Excerpted records start
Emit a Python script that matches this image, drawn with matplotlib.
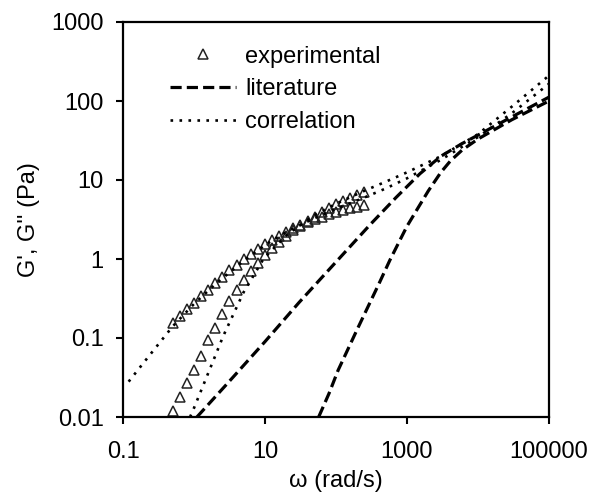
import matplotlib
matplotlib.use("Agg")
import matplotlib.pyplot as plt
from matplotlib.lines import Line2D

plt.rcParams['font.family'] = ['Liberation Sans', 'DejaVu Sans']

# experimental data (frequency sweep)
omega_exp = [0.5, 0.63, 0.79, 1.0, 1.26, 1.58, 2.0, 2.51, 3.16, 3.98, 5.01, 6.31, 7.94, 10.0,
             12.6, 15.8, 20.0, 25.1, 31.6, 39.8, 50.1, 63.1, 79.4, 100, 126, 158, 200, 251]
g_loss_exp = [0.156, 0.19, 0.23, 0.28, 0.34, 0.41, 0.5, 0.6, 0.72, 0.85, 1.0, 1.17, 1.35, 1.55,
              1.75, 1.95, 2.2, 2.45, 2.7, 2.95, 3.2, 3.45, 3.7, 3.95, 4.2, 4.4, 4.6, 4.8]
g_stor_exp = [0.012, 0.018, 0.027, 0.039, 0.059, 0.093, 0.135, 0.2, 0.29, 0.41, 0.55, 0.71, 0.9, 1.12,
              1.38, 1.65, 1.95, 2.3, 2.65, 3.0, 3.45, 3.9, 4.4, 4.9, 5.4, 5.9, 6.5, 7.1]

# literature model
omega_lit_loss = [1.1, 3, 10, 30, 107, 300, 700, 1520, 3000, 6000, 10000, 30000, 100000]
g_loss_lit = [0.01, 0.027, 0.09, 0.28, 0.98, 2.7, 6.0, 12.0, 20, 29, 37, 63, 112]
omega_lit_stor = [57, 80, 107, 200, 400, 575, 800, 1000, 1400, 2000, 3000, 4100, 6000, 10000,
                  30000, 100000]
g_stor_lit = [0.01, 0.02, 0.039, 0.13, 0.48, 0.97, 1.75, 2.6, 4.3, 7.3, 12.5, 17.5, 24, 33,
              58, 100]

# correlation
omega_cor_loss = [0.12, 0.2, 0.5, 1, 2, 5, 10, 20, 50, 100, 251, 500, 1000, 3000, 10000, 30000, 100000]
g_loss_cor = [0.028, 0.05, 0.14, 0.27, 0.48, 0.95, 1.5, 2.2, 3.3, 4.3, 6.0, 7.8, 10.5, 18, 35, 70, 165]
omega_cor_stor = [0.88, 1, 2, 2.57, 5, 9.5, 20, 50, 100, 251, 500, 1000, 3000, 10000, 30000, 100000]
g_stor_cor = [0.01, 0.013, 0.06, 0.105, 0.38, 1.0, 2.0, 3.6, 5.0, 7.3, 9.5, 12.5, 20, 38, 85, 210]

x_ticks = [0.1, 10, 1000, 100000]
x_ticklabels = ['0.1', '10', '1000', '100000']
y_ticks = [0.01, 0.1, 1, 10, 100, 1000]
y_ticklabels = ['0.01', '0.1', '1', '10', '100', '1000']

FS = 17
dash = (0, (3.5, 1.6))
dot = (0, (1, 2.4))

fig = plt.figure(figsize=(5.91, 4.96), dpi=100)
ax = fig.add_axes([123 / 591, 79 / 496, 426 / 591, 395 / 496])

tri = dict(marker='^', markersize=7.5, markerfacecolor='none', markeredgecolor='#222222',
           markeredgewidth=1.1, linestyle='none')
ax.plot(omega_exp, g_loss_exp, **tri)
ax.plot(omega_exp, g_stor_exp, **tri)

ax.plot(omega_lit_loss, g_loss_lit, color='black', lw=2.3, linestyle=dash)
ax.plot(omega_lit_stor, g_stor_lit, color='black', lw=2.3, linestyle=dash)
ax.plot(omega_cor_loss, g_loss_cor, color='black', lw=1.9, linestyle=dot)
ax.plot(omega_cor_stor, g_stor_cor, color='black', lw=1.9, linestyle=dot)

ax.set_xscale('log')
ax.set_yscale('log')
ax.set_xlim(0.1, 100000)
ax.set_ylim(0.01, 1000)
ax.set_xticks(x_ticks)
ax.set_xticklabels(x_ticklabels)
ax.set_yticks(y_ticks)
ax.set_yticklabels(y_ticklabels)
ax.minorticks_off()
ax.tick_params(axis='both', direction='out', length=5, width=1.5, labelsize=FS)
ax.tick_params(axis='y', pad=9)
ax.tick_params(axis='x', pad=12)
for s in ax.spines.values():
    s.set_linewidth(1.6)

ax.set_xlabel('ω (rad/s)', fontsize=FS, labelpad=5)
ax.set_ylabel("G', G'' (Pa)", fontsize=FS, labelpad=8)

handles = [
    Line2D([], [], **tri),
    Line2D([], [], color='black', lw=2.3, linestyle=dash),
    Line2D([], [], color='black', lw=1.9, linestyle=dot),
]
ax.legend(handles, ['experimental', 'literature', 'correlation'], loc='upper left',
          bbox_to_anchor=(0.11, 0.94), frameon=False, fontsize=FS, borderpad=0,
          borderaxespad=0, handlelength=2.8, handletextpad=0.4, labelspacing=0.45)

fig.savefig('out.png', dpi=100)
Excerpted records end
Excerpted records start
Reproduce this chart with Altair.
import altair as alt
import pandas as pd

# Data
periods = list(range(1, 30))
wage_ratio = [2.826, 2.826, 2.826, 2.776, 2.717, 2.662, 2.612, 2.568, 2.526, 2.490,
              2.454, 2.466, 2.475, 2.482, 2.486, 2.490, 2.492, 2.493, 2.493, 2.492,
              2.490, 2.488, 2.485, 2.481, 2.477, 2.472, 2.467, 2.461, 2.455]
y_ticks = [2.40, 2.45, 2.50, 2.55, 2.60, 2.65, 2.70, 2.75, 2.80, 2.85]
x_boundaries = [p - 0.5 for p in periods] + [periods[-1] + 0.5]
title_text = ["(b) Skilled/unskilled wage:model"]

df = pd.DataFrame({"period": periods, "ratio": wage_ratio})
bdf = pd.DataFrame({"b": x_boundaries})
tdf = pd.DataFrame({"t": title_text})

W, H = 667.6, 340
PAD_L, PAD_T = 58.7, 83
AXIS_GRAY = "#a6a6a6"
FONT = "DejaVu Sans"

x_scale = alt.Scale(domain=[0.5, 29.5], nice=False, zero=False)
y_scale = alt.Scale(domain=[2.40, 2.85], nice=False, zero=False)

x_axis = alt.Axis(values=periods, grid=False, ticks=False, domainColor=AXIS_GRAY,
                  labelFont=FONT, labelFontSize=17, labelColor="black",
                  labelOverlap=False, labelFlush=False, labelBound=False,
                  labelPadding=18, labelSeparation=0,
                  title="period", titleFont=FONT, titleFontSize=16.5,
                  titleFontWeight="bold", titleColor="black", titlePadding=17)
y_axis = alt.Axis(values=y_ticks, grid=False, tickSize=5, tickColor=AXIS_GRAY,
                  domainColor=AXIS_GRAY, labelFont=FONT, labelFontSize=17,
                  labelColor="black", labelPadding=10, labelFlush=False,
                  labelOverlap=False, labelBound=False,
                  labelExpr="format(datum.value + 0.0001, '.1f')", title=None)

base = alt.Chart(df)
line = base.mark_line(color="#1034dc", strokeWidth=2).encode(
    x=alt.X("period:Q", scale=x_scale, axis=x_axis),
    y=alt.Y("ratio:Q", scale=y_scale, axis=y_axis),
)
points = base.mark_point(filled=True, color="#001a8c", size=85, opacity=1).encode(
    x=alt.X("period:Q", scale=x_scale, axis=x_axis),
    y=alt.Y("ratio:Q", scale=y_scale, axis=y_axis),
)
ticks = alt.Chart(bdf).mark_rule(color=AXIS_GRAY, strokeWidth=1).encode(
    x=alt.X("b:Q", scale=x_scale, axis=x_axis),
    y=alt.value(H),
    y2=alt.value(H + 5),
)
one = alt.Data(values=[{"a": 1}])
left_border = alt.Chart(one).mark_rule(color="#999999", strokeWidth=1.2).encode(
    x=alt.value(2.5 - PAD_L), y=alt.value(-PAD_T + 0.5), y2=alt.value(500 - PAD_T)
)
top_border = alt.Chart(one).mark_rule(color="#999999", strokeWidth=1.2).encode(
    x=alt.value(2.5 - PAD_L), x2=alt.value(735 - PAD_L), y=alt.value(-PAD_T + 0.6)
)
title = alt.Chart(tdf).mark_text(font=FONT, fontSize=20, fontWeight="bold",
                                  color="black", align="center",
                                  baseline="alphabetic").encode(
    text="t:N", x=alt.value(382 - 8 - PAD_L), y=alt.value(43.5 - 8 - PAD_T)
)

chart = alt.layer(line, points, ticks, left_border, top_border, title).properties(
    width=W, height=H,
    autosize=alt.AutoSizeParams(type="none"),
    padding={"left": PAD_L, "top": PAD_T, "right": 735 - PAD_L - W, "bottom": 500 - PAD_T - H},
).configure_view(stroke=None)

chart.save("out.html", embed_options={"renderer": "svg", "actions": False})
Excerpted records end
Excerpted records start
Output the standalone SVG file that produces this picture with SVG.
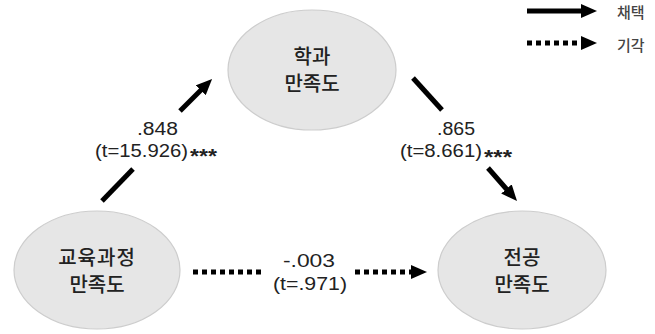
Excerpted records end
Given request: Write out, exactly and with nothing added, everything from the line with "Emit a Python" down to the line with "plt.rcParams['font.family'] = ['Liberation", both included. Drop any pictures.

Solved exercise:
Emit a Python script that matches this image, drawn with matplotlib.
import matplotlib
matplotlib.use("Agg")
import matplotlib.pyplot as plt
from matplotlib.lines import Line2D

plt.rcParams['font.family'] = ['Liberation Sans', 'DejaVu Sans']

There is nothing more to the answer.